▶ _GIVEN TASK_: Starting at the first line of the listing below, retype each line up to and including the one that contains "0.058, 0.059, 0.060]". Leave pictures out.

▶ _EXTRACTED INFORMATION_:
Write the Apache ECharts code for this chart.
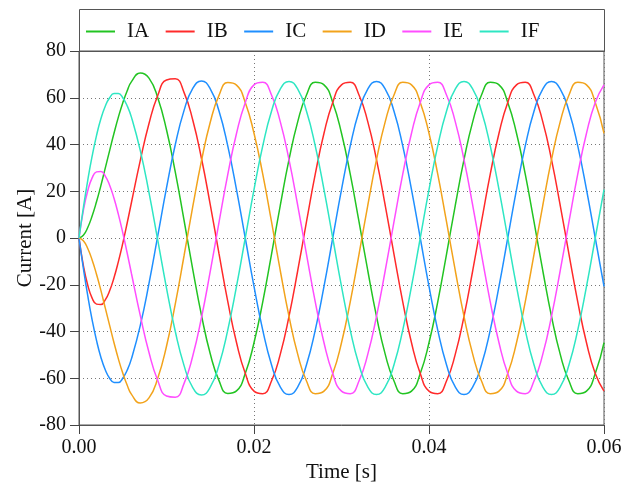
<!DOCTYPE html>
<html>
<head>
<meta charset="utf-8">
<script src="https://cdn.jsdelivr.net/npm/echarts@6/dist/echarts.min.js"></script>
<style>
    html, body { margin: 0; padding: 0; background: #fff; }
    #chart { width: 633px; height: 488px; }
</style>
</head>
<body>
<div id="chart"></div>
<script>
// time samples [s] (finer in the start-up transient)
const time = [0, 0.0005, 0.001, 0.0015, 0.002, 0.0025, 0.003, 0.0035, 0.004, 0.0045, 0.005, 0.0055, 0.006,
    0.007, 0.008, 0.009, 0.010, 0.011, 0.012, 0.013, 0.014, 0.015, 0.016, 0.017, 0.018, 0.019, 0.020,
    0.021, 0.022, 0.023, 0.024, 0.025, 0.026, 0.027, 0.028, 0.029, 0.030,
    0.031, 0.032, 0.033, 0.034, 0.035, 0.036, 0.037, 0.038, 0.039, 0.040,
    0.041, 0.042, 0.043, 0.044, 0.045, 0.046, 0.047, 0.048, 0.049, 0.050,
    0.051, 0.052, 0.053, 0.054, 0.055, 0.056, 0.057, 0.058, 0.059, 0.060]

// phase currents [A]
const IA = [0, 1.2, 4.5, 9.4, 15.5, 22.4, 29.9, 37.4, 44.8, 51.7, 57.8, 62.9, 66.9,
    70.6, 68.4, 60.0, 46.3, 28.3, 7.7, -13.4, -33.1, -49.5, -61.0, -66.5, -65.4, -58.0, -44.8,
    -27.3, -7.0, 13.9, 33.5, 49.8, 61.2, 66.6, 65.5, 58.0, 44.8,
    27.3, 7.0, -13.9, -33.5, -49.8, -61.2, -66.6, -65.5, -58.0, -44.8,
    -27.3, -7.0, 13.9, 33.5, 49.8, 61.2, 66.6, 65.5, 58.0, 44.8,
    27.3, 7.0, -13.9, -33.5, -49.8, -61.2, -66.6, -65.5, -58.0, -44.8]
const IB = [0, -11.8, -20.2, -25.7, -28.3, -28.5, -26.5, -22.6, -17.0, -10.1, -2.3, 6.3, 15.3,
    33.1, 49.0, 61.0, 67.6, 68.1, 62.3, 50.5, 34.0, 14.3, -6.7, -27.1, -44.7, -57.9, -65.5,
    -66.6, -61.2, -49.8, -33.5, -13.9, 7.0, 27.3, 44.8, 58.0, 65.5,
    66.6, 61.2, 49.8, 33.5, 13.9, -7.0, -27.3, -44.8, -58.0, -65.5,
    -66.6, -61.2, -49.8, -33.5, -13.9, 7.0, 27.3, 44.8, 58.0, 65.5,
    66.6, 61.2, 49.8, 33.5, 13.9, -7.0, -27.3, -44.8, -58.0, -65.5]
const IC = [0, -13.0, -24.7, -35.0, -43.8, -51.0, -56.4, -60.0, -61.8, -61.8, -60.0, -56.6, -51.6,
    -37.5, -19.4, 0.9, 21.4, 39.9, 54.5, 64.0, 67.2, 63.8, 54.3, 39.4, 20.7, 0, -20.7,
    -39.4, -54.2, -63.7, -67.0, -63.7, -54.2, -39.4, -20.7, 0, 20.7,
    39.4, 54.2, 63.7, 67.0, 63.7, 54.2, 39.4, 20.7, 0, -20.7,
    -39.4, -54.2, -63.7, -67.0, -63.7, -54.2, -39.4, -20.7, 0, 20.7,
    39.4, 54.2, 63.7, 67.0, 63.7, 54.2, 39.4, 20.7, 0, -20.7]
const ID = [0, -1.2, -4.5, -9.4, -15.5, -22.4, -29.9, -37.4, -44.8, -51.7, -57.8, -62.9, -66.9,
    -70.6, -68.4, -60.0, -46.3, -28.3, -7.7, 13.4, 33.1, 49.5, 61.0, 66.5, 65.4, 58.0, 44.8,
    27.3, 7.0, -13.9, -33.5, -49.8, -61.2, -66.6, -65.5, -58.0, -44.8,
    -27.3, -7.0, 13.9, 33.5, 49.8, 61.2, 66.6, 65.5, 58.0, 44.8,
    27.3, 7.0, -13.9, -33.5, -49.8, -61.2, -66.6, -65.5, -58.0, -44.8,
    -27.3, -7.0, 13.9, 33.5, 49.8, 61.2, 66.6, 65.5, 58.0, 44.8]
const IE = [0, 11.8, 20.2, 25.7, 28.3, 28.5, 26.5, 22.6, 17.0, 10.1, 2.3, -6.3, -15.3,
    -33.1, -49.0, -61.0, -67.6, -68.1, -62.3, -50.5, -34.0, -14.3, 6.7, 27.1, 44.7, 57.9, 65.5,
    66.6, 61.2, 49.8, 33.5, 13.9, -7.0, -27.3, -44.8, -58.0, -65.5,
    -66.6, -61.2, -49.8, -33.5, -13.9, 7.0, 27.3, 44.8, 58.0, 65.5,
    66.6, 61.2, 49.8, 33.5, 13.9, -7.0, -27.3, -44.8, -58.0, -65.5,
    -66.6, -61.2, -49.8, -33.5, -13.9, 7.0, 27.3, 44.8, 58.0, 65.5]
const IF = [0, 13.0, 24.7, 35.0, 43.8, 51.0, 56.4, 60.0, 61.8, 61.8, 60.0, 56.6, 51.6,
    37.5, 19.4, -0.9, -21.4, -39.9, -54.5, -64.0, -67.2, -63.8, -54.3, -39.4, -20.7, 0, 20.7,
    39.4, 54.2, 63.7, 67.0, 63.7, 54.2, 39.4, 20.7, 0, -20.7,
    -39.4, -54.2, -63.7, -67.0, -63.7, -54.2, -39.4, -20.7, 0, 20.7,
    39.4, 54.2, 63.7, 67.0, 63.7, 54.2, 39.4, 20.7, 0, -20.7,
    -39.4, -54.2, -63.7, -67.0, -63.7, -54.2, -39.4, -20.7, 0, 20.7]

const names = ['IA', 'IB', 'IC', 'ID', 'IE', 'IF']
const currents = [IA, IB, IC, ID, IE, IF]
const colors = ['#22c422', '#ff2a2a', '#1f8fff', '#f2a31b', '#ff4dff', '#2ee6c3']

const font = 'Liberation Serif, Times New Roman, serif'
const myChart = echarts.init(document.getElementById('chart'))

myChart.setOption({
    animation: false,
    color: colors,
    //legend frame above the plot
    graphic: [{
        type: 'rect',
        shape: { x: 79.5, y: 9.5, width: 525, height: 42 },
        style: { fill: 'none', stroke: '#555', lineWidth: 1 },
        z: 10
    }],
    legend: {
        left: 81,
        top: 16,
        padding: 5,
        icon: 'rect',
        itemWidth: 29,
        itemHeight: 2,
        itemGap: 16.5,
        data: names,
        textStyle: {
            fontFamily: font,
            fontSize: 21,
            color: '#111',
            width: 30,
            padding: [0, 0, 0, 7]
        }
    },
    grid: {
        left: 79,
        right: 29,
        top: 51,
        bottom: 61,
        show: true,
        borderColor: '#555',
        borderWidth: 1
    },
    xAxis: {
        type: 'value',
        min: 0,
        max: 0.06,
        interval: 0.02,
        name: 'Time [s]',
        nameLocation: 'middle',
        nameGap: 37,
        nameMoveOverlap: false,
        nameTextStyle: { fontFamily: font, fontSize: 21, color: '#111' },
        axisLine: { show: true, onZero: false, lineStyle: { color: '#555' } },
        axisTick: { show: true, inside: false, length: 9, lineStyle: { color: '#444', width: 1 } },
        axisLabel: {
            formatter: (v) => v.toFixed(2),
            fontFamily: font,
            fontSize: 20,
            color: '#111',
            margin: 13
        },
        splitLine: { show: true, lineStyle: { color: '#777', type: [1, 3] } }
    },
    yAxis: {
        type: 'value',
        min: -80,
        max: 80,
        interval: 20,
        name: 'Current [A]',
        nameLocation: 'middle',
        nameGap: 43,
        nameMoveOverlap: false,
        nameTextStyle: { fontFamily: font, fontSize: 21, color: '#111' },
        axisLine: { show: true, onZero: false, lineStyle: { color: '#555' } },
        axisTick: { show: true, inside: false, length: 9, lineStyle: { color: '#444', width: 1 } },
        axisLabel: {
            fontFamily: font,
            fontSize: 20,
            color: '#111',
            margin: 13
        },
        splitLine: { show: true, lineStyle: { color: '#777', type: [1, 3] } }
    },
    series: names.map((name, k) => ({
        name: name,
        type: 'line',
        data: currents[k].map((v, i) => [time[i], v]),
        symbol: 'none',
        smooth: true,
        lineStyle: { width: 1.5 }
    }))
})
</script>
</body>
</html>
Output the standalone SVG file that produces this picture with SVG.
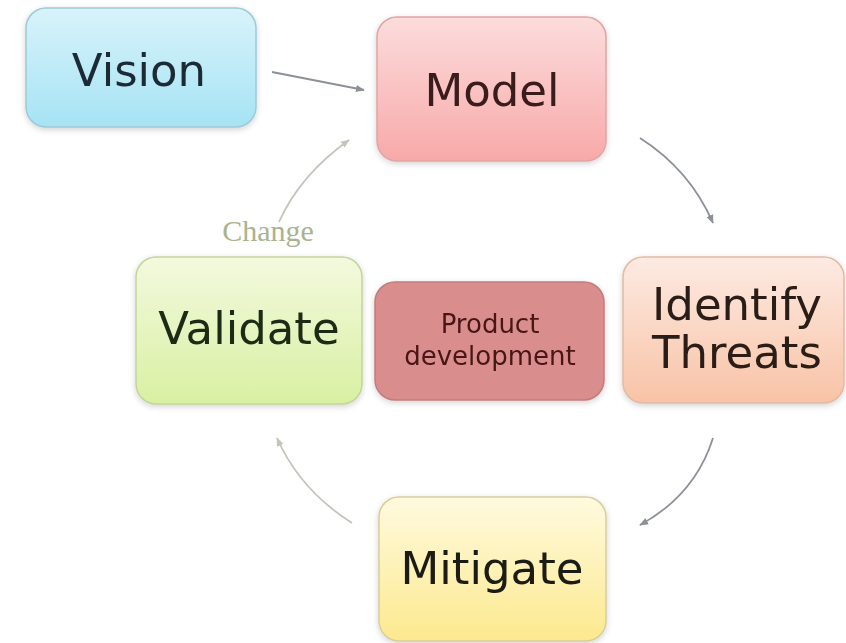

▶ _CORRECT RESPONSE_:
Write the Apache ECharts code for this chart.
<!DOCTYPE html>
<html>
<head>
<meta charset="utf-8">
<script src="https://cdn.jsdelivr.net/npm/echarts@6/dist/echarts.min.js"></script>
<style>
    html, body { margin: 0; padding: 0; background: #fff; }
    #chart { width: 633px; height: 488px; }
</style>
</head>
<body>
<div id="chart"></div>
<script>
// time samples [s] (finer in the start-up transient)
const time = [0, 0.0005, 0.001, 0.0015, 0.002, 0.0025, 0.003, 0.0035, 0.004, 0.0045, 0.005, 0.0055, 0.006,
    0.007, 0.008, 0.009, 0.010, 0.011, 0.012, 0.013, 0.014, 0.015, 0.016, 0.017, 0.018, 0.019, 0.020,
    0.021, 0.022, 0.023, 0.024, 0.025, 0.026, 0.027, 0.028, 0.029, 0.030,
    0.031, 0.032, 0.033, 0.034, 0.035, 0.036, 0.037, 0.038, 0.039, 0.040,
    0.041, 0.042, 0.043, 0.044, 0.045, 0.046, 0.047, 0.048, 0.049, 0.050,
    0.051, 0.052, 0.053, 0.054, 0.055, 0.056, 0.057, 0.058, 0.059, 0.060]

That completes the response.